The Teresita Basa case has everything a good UM needs: a shady murder with little to no clues as to what the hell happened, a paranormal experience, a hard nosed but dedicated cop at the end of his rope, the element of the unexplained. When a hardworking professional Filipino immigrant with seemingly no enemies turns up murdered in her apartment, the Chicago police are baffled by the lack of clues as to what happened. The case goes cold until a doctor comes forward and claims that the ghost of the dead woman named her own killer through the body of his sleeping wife, who happened to be a co-worker and acquaintance of Terasita. She also offered up evidence in the form of her stolen jewelry, which lead to the arrest and subsequent confession of her killer.
Say what you want about the actors who participate in these reenactments, but the way that woman whispers the name “Teresita Basa” gives me chills to this day.
The Lesson: Perhaps, you might be able to solve your own Mystery.
So there you have it: the nine most compelling stories to ever be profiled by Unsolved Mysteries as told to you by me, the foremost expert on all things Unsolved. We’ve come a long way together: through crazy Canadians self-harming to alien rape in the Allagash to the ghost of a murdered healthcare professional seeking justice… but there is still one mystery to unveil.

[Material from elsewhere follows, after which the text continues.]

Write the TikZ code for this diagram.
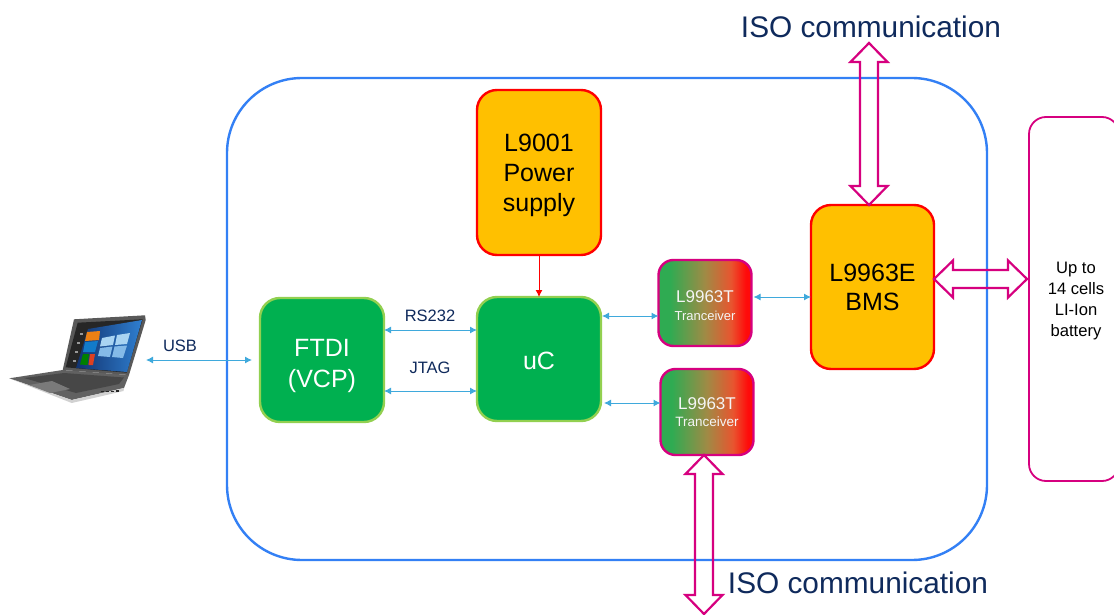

I give you the mystery of the actress, the president, and the mystery tv show host:
According to a new book published on Elizabeth Taylor, she shared a steamy encounter in a pool between two men. If it were Wild Things, she would be the Matt Dilon in the situation. One of the men would go on to be the leader of the free world, and one of the freakiest US presidents at that: JFK. The other would go on to wear trench coats and beckon TV viewers to help him solve a Mystery: one Robert Stack. The man himself. You go, my imaginary Grandpa.